-- Start Entries --
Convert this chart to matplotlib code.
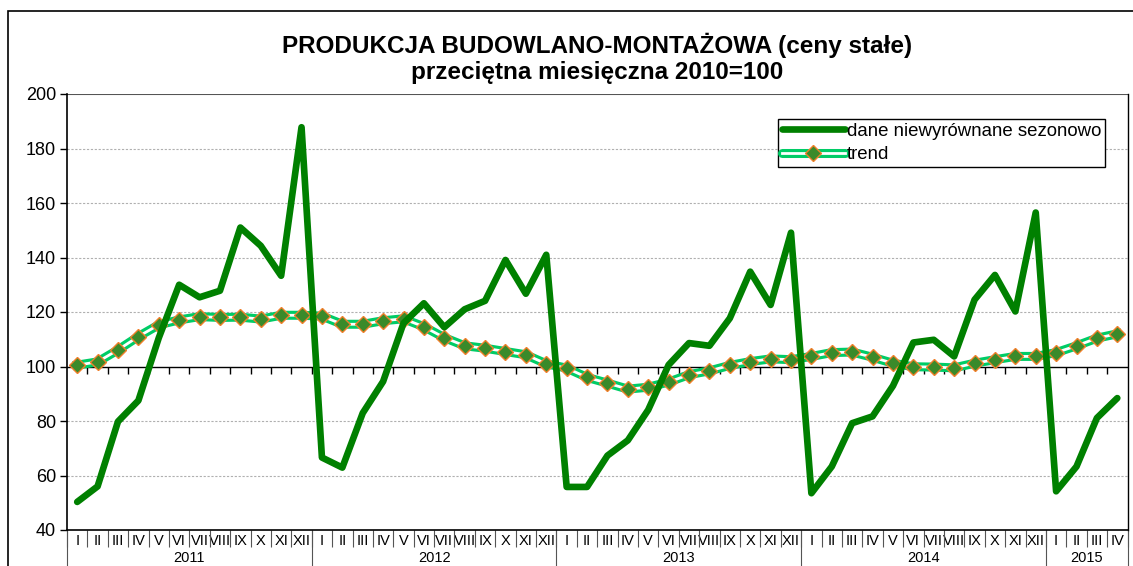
# Produkcja budowlano-montazowa 2011-2015, dane miesieczne (2010=100)
import matplotlib
matplotlib.use("Agg")
import matplotlib.pyplot as plt
from matplotlib.lines import Line2D
from matplotlib.patches import Rectangle
import numpy as np

plt.rcParams['font.family'] = ['Liberation Sans', 'DejaVu Sans']

months = ["I", "II", "III", "IV", "V", "VI", "VII", "VIII", "IX", "X", "XI", "XII"]
years = ["2011", "2012", "2013", "2014", "2015"]
months_per_year = [12, 12, 12, 12, 4]

# dane niewyrownane sezonowo
unadjusted = [50.3, 56.0, 79.8, 87.5, 110.5, 130.0, 125.4, 127.8, 151.0, 144.3, 133.3, 187.8,
              66.6, 62.9, 82.9, 94.5, 115.9, 123.2, 114.4, 121.0, 124.1, 139.1, 126.7, 141.0,
              55.8, 55.8, 67.3, 72.9, 84.1, 100.6, 108.6, 107.6, 117.7, 134.8, 122.6, 149.1,
              53.5, 63.3, 79.2, 81.7, 92.9, 108.8, 109.8, 103.7, 124.5, 133.6, 120.2, 156.5,
              54.2, 63.3, 81.1, 88.4]

trend = [100.5, 101.7, 106.1, 111.0, 115.3, 117.1, 118.3, 118.0, 118.1, 117.4, 118.8, 118.8,
         118.5, 115.5, 115.5, 116.8, 117.5, 114.6, 110.6, 107.6, 106.7, 105.5, 104.3, 101.0,
         99.4, 96.0, 93.9, 91.7, 92.4, 94.3, 97.0, 98.4, 100.4, 101.8, 102.8, 102.5,
         103.7, 105.1, 105.3, 103.4, 101.2, 99.9, 99.8, 99.5, 101.2, 102.5, 103.7, 103.7,
         105.1, 107.6, 110.4, 112.0]

month_labels = []
for n in months_per_year:
    month_labels += months[:n]

x = np.arange(len(unadjusted))
dark_green = "#008000"
light_green = "#00CC66"

fig = plt.figure(figsize=(11.33, 5.66), dpi=100)
ax = fig.add_axes([67 / 1133, 1 - 530 / 566, (1127.5 - 67) / 1133, (530 - 94) / 566])

# outer chart frame
fig.patches.append(Rectangle((8 / 1133, -0.2), 1.2, 1.2 - 11 / 566, transform=fig.transFigure,
                             fill=False, edgecolor="black", lw=1.2, zorder=0))

ax.set_xlim(-0.5, len(x) - 0.5)
ax.set_ylim(40, 200)

# grid
for v in [60, 80, 120, 140, 160, 180]:
    ax.axhline(v, color="#b0b0b0", lw=0.8, ls=(0, (2, 1.5)), zorder=1)
ax.axhline(200, color="#555555", lw=1.5, zorder=1)
ax.axhline(100, color="black", lw=1.0, zorder=2)
bounds = np.arange(1, len(x)) - 0.5
ax.plot(bounds, np.full(len(bounds), 100), ls="none", marker=3, ms=5, mew=1.0,
        color="black", zorder=2)

# series
ax.plot(x, unadjusted, color=dark_green, lw=4.8, solid_joinstyle="round",
        solid_capstyle="round", zorder=4)
ax.plot(x, trend, color=light_green, lw=6.5, zorder=3)
ax.plot(x, trend, color="white", lw=2.0, marker="D", ms=8, mfc="#3a8a2a",
        mec="#f07f2a", mew=1.0, zorder=3)

# spines
ax.spines["top"].set_visible(False)
for s in ["left", "right", "bottom"]:
    ax.spines[s].set_color("black")
ax.spines["left"].set_linewidth(1.2)
ax.spines["right"].set_linewidth(1.0)
ax.spines["bottom"].set_linewidth(1.2)

# y axis
ax.set_yticks(np.arange(40, 201, 20))
ax.tick_params(axis="y", direction="out", length=5, width=1.0, labelsize=13, pad=3)

# month labels and separators
ax.set_xticks(x)
ax.set_xticklabels(month_labels, fontsize=10.5)
ax.tick_params(axis="x", which="major", length=0, pad=3)
ax.set_xticks(np.arange(len(x) + 1) - 0.5, minor=True)
ax.tick_params(axis="x", which="minor", direction="out", length=12, width=0.8, color="#555555")

# year labels and separators
year_edges = np.concatenate([[0], np.cumsum(months_per_year)]) - 0.5
year_centers = (year_edges[:-1] + year_edges[1:]) / 2
sec = ax.secondary_xaxis("bottom")
sec.set_xticks(year_edges)
sec.set_xticklabels([])
sec.tick_params(axis="x", which="major", direction="out", length=26, width=0.8, color="#555555")
sec.set_xticks(year_centers, minor=True)
sec.set_xticklabels(years, minor=True, fontsize=10.5)
sec.tick_params(axis="x", which="minor", length=0, pad=15)
sec.spines["bottom"].set_visible(False)

# legend
h1 = Line2D([], [], color=dark_green, lw=4.8, solid_capstyle="round")
h2a = Line2D([], [], color=light_green, lw=6.5, solid_capstyle="round")
h2b = Line2D([], [], color="white", lw=2.0, marker="D", ms=8, mfc="#3a8a2a",
             mec="#f07f2a", mew=1.0)
leg = ax.legend([h1, (h2a, h2b)], ["dane niewyrównane sezonowo", "trend"],
                loc="upper left", bbox_to_anchor=((778 - 67) / (1127.5 - 67), (530 - 119) / 436),
                fontsize=13.4, frameon=True, fancybox=False, framealpha=1, edgecolor="black",
                handlelength=3.4, handletextpad=0.1, borderpad=0.2, labelspacing=0.35,
                borderaxespad=0)
leg.get_frame().set_linewidth(1.0)

fig.text((67 + 1127.5) / 2 / 1133, 1 - 45 / 566, "PRODUKCJA BUDOWLANO-MONTAŻOWA (ceny stałe)",
         ha="center", va="center", fontsize=17.5, fontweight="bold")
fig.text((67 + 1127.5) / 2 / 1133, 1 - 73 / 566, "przeciętna miesięczna 2010=100",
         ha="center", va="center", fontsize=17.5, fontweight="bold")

fig.savefig("out.png", dpi=100)
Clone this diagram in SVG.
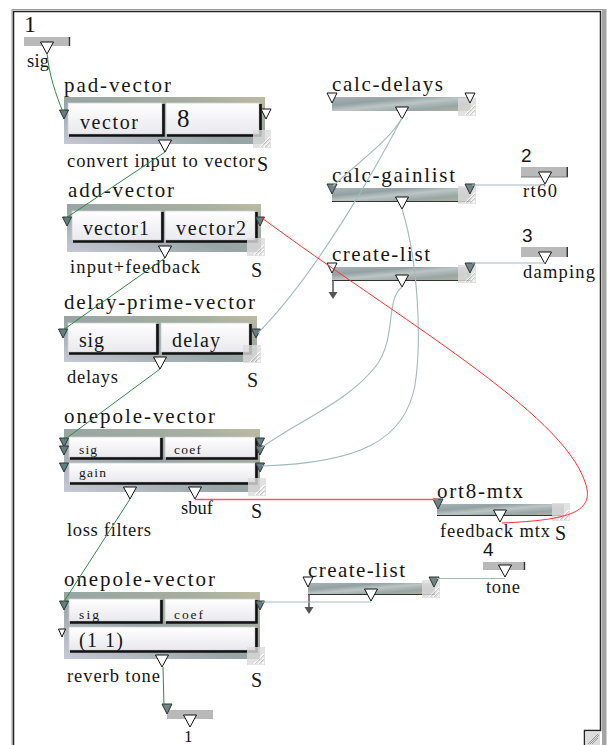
-- End Entries --
» Given problem: All of the data above should be transcribed verbatim, with pictures omitted.

» Correct response:
Convert this chart to matplotlib code.
# Produkcja budowlano-montazowa 2011-2015, dane miesieczne (2010=100)
import matplotlib
matplotlib.use("Agg")
import matplotlib.pyplot as plt
from matplotlib.lines import Line2D
from matplotlib.patches import Rectangle
import numpy as np

plt.rcParams['font.family'] = ['Liberation Sans', 'DejaVu Sans']

months = ["I", "II", "III", "IV", "V", "VI", "VII", "VIII", "IX", "X", "XI", "XII"]
years = ["2011", "2012", "2013", "2014", "2015"]
months_per_year = [12, 12, 12, 12, 4]

# dane niewyrownane sezonowo
unadjusted = [50.3, 56.0, 79.8, 87.5, 110.5, 130.0, 125.4, 127.8, 151.0, 144.3, 133.3, 187.8,
              66.6, 62.9, 82.9, 94.5, 115.9, 123.2, 114.4, 121.0, 124.1, 139.1, 126.7, 141.0,
              55.8, 55.8, 67.3, 72.9, 84.1, 100.6, 108.6, 107.6, 117.7, 134.8, 122.6, 149.1,
              53.5, 63.3, 79.2, 81.7, 92.9, 108.8, 109.8, 103.7, 124.5, 133.6, 120.2, 156.5,
              54.2, 63.3, 81.1, 88.4]

trend = [100.5, 101.7, 106.1, 111.0, 115.3, 117.1, 118.3, 118.0, 118.1, 117.4, 118.8, 118.8,
         118.5, 115.5, 115.5, 116.8, 117.5, 114.6, 110.6, 107.6, 106.7, 105.5, 104.3, 101.0,
         99.4, 96.0, 93.9, 91.7, 92.4, 94.3, 97.0, 98.4, 100.4, 101.8, 102.8, 102.5,
         103.7, 105.1, 105.3, 103.4, 101.2, 99.9, 99.8, 99.5, 101.2, 102.5, 103.7, 103.7,
         105.1, 107.6, 110.4, 112.0]

month_labels = []
for n in months_per_year:
    month_labels += months[:n]

x = np.arange(len(unadjusted))
dark_green = "#008000"
light_green = "#00CC66"

fig = plt.figure(figsize=(11.33, 5.66), dpi=100)
ax = fig.add_axes([67 / 1133, 1 - 530 / 566, (1127.5 - 67) / 1133, (530 - 94) / 566])

# outer chart frame
fig.patches.append(Rectangle((8 / 1133, -0.2), 1.2, 1.2 - 11 / 566, transform=fig.transFigure,
                             fill=False, edgecolor="black", lw=1.2, zorder=0))

ax.set_xlim(-0.5, len(x) - 0.5)
ax.set_ylim(40, 200)

# grid
for v in [60, 80, 120, 140, 160, 180]:
    ax.axhline(v, color="#b0b0b0", lw=0.8, ls=(0, (2, 1.5)), zorder=1)
ax.axhline(200, color="#555555", lw=1.5, zorder=1)
ax.axhline(100, color="black", lw=1.0, zorder=2)
bounds = np.arange(1, len(x)) - 0.5
ax.plot(bounds, np.full(len(bounds), 100), ls="none", marker=3, ms=5, mew=1.0,
        color="black", zorder=2)

# series
ax.plot(x, unadjusted, color=dark_green, lw=4.8, solid_joinstyle="round",
        solid_capstyle="round", zorder=4)
ax.plot(x, trend, color=light_green, lw=6.5, zorder=3)
ax.plot(x, trend, color="white", lw=2.0, marker="D", ms=8, mfc="#3a8a2a",
        mec="#f07f2a", mew=1.0, zorder=3)

# spines
ax.spines["top"].set_visible(False)
for s in ["left", "right", "bottom"]:
    ax.spines[s].set_color("black")
ax.spines["left"].set_linewidth(1.2)
ax.spines["right"].set_linewidth(1.0)
ax.spines["bottom"].set_linewidth(1.2)

# y axis
ax.set_yticks(np.arange(40, 201, 20))
ax.tick_params(axis="y", direction="out", length=5, width=1.0, labelsize=13, pad=3)

# month labels and separators
ax.set_xticks(x)
ax.set_xticklabels(month_labels, fontsize=10.5)
ax.tick_params(axis="x", which="major", length=0, pad=3)
ax.set_xticks(np.arange(len(x) + 1) - 0.5, minor=True)
ax.tick_params(axis="x", which="minor", direction="out", length=12, width=0.8, color="#555555")

# year labels and separators
year_edges = np.concatenate([[0], np.cumsum(months_per_year)]) - 0.5
year_centers = (year_edges[:-1] + year_edges[1:]) / 2
sec = ax.secondary_xaxis("bottom")
sec.set_xticks(year_edges)
sec.set_xticklabels([])
sec.tick_params(axis="x", which="major", direction="out", length=26, width=0.8, color="#555555")
sec.set_xticks(year_centers, minor=True)
sec.set_xticklabels(years, minor=True, fontsize=10.5)
sec.tick_params(axis="x", which="minor", length=0, pad=15)
sec.spines["bottom"].set_visible(False)

# legend
h1 = Line2D([], [], color=dark_green, lw=4.8, solid_capstyle="round")
h2a = Line2D([], [], color=light_green, lw=6.5, solid_capstyle="round")
h2b = Line2D([], [], color="white", lw=2.0, marker="D", ms=8, mfc="#3a8a2a",
             mec="#f07f2a", mew=1.0)
leg = ax.legend([h1, (h2a, h2b)], ["dane niewyrównane sezonowo", "trend"],
                loc="upper left", bbox_to_anchor=((778 - 67) / (1127.5 - 67), (530 - 119) / 436),
                fontsize=13.4, frameon=True, fancybox=False, framealpha=1, edgecolor="black",
                handlelength=3.4, handletextpad=0.1, borderpad=0.2, labelspacing=0.35,
                borderaxespad=0)
leg.get_frame().set_linewidth(1.0)

fig.text((67 + 1127.5) / 2 / 1133, 1 - 45 / 566, "PRODUKCJA BUDOWLANO-MONTAŻOWA (ceny stałe)",
         ha="center", va="center", fontsize=17.5, fontweight="bold")
fig.text((67 + 1127.5) / 2 / 1133, 1 - 73 / 566, "przeciętna miesięczna 2010=100",
         ha="center", va="center", fontsize=17.5, fontweight="bold")

fig.savefig("out.png", dpi=100)
Clone this diagram in SVG.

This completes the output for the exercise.